◆ **WHAT TO WORK ON**
Show every line containing "chart" by copying it.

----------

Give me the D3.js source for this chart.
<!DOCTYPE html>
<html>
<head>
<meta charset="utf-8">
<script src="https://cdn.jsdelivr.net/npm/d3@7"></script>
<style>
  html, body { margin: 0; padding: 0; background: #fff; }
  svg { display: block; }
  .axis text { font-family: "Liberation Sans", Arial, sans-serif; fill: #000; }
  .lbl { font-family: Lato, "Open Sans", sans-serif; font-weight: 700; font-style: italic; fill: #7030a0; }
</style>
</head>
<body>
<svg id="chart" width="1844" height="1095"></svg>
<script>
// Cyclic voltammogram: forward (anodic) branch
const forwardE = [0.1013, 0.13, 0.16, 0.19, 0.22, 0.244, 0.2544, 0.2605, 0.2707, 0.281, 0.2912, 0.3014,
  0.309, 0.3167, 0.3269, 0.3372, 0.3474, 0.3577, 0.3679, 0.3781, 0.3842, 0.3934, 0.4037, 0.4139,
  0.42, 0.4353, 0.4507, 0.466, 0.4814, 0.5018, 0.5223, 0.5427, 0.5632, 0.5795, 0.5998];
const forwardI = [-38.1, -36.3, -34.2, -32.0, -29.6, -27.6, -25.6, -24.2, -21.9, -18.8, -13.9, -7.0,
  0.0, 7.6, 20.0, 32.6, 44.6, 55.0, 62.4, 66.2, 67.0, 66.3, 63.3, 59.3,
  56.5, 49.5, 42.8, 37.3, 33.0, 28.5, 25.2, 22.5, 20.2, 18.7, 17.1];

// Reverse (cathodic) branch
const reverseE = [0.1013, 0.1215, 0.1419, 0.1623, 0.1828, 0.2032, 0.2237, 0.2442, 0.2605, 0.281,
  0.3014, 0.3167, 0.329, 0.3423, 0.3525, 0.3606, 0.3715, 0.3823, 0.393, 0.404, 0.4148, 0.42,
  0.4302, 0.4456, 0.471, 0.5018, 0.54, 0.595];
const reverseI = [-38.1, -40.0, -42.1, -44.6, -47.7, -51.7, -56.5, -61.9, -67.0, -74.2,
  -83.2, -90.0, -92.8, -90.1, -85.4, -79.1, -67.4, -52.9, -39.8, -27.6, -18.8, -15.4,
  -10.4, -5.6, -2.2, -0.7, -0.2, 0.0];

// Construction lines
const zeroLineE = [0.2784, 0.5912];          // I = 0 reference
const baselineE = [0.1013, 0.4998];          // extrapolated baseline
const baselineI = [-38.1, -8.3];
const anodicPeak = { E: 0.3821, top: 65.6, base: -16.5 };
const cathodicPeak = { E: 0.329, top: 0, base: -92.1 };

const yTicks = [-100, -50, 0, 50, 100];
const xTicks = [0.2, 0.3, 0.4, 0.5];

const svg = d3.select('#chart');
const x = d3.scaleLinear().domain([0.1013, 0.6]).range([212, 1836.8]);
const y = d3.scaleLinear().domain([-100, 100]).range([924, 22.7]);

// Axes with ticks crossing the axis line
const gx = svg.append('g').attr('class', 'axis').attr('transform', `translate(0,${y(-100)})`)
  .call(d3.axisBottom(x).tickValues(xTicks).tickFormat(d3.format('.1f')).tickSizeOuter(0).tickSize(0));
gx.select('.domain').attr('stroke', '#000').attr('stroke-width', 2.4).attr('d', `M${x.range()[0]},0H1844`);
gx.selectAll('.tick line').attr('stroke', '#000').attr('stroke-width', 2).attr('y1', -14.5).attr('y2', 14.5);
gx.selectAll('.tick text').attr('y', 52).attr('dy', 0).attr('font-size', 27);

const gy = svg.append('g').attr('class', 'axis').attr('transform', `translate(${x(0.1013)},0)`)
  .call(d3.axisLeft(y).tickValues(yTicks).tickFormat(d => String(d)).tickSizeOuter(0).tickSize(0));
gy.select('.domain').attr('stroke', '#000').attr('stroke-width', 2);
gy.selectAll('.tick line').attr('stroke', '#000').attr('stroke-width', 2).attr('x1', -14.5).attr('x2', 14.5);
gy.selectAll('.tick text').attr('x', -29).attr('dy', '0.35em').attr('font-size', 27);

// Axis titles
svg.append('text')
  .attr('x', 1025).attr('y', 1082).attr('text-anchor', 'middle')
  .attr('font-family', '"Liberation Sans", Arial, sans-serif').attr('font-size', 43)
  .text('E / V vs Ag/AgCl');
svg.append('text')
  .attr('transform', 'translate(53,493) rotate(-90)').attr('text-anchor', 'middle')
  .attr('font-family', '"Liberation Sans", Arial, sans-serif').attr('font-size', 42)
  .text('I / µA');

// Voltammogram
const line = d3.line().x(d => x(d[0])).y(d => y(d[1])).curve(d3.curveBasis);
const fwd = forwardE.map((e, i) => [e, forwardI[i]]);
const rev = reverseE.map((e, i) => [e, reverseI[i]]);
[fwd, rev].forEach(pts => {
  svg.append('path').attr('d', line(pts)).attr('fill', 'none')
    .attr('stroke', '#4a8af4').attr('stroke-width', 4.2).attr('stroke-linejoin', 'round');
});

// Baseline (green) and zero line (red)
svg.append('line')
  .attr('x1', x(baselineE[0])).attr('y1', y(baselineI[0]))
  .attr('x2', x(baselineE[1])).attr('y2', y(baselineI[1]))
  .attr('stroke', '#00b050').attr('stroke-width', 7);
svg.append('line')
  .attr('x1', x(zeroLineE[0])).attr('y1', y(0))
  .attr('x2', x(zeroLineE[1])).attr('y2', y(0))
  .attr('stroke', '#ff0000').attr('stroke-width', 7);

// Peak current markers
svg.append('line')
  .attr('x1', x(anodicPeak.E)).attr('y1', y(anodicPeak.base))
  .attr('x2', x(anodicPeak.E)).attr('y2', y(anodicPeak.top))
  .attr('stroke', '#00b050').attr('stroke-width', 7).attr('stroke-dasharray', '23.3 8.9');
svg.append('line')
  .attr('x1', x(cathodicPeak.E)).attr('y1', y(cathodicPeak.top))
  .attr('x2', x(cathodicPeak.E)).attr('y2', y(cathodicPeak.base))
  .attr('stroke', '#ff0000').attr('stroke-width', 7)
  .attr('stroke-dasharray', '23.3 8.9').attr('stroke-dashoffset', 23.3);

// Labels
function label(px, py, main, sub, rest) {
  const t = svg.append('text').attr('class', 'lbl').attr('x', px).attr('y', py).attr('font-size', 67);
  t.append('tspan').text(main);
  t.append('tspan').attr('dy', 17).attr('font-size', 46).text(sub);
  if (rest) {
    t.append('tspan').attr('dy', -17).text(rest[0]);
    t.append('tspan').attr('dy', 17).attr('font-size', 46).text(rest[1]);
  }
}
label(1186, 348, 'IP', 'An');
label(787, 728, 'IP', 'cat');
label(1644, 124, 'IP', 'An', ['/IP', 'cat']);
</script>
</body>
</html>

----------

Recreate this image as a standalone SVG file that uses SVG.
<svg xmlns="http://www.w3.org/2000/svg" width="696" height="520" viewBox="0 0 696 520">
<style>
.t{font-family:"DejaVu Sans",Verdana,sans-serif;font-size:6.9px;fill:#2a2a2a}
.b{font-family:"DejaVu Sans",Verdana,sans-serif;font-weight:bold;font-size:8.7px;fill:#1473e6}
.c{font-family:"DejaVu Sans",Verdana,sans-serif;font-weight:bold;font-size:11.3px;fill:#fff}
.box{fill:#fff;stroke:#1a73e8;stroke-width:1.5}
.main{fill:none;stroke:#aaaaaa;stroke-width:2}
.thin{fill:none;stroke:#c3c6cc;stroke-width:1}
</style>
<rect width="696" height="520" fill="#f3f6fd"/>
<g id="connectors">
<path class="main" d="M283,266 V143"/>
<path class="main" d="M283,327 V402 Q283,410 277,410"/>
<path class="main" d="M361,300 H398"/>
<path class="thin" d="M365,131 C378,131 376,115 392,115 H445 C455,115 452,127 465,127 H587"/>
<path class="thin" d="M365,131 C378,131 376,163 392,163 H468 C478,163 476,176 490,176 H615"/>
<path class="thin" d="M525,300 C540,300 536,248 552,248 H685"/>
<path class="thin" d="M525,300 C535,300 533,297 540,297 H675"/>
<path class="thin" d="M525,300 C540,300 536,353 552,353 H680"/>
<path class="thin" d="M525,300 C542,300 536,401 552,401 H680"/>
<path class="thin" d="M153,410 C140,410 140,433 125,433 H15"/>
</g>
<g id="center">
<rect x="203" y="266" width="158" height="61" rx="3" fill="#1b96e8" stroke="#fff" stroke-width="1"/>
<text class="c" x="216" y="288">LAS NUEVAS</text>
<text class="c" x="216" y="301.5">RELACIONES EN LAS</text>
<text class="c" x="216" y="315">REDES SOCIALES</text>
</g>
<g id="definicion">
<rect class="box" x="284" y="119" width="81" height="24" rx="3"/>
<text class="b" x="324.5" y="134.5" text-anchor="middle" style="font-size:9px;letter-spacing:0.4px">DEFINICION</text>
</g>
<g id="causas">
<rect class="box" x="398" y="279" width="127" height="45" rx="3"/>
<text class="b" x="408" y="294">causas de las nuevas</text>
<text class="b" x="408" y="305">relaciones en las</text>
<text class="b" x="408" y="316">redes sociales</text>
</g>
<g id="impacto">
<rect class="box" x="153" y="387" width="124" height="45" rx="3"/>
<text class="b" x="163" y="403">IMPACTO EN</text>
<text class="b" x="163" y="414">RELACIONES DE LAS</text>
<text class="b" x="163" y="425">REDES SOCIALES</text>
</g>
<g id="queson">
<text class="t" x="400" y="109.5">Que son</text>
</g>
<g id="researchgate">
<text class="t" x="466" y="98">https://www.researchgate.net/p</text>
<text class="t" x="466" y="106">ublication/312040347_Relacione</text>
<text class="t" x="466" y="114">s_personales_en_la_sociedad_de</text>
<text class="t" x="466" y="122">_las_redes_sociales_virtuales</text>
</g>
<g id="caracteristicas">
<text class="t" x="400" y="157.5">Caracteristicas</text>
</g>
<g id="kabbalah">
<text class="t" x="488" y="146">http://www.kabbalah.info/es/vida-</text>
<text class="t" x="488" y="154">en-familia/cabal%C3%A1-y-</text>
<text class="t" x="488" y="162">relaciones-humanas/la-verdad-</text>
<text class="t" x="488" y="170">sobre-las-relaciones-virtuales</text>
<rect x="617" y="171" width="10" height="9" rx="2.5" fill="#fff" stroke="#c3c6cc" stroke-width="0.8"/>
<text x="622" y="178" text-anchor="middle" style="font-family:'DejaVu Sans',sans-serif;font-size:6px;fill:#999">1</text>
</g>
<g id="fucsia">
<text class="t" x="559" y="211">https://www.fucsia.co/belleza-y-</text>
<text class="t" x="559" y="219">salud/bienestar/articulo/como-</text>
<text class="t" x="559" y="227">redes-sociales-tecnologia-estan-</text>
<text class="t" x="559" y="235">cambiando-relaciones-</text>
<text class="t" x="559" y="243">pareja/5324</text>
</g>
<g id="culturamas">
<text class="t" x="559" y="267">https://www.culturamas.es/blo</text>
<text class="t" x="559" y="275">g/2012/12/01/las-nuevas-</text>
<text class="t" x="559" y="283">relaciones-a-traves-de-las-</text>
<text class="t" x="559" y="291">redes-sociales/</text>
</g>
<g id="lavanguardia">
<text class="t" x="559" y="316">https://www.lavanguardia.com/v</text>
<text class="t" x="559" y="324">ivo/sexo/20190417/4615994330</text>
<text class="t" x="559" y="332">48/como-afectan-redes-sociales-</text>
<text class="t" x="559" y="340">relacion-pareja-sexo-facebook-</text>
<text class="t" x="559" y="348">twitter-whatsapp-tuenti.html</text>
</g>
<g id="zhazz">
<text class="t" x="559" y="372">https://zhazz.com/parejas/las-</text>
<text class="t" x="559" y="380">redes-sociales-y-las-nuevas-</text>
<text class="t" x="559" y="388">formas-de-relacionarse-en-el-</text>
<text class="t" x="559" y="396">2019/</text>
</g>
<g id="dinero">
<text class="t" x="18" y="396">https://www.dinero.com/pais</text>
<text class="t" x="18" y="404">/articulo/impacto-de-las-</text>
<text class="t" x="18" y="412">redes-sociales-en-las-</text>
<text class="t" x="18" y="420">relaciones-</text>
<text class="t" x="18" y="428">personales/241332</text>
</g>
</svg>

----------

◆ **TASK RESULT**
Give me the D3.js source for this chart.
<svg id="chart" width="1844" height="1095"></svg>
const svg = d3.select('#chart');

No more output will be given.